You can get the same mix of carbs and protein by snacking on an apple with peanut butter or a cup of grapes with a low-fat string cheese. If you do want a “smart” nutrition bar, keep calories under 200 and saturated fat at 2 grams max (2 or more grams of fiber is a bonus).
Granola typically starts with wholesome ingredients like whole-grain oats and dried fruit, but these ingredients get coated in a sugary syrup that jacks up the calories big-time.
A normal-size bowl of granola and milk could easily have more than 600 calories, which spells big trouble if you’re working hard to manage your weight. If you can’t give it up (and you’re trying to drop a few pounds), dilute the calories by mixing granola with a lower-calorie cereal — or sprinkle two tablespoons on some nonfat flavored yogurt.
Nearly every brand of pretzels is made from the same basic ingredients: white flour (wheat flour that’s been stripped of its nutrients and fiber), yeast, salt, and maybe some vegetable oil or corn syrup. It’s obvious from the subpar ingredient list that this popular snack is pretty much devoid of nutrition.
Pretzels are baked, not fried like potato chips, which saves you a few calories, but the white, refined carbs do a number on your blood sugar and do little to satisfy your appetite. If you can find a brand that’s whole wheat (not easy), buy them! Or, swap your pretzels for a handful of whole-grain crackers, soy crisps or some light popcorn.
Smoothies are another edible with a healthy image, but their stats often say otherwise. The calorie and sugar counts for some store-bought blends are disturbingly high.

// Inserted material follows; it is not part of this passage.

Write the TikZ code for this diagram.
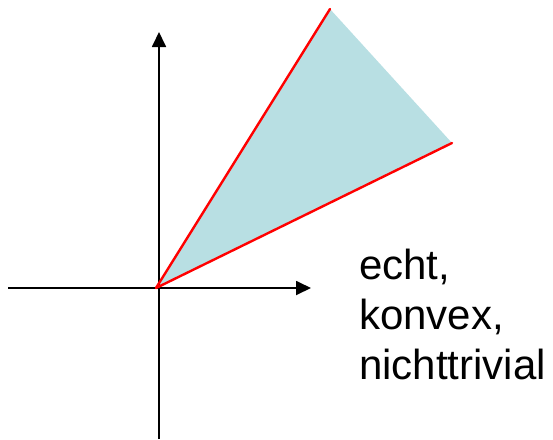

That’s because many incorporate junky, fattening ingredients like fruit drinks and syrups, ice cream or sherbet, whole-milk yogurt and even chocolate syrup. Some large smoothies have close to 1,000 calories — that's more than an entire fast-food meal.
To make matters worse, commercial smoothies can flood your insides with more than 25 teaspoons of sugar! After that mammoth sugar rush subsides, you can bet you’ll be left feeling cranky, irritable and lethargic.
On the other hand, if you make smoothies at home, you can keep the calories and sugar in check by using skim milk, fresh or frozen fruit and nonfat yogurt. (My standard, universal recipe is ½ cup skim milk, 1/2 to 3/4 cup fresh or frozen fruit, and ½ cup nonfat yogurt with 3 to 5 cubes of ice tossed in. Change up the fruit combination and yogurt flavor to make your own custom blend.)
Energy drinks are propped up by all sorts of sexy marketing, but they’re not as magical as the ads would have you think. The “lift” they give you comes from caffeine (nothing fancy there).
Some actually have less caffeine than a standard cup of coffee — a can of Red Bull provides 80 mg caffeine, while a cup of coffee typically delivers 100 to 150 mg. The added B vitamins and amino acids are purely for glitz and glam — they don’t actually help you instantly perk up. And some varieties are high in sugar, which rushes into your bloodstream and can, ironically, lead to an energy crash in the long run. Not to mention they’re an expensive habit to keep up.
Bottom line: You’re better off drinking a cup of coffee or tea to get your caffeine fix, and if you need a little sweetness, use 1 to 2 packets of sugar or sweetener.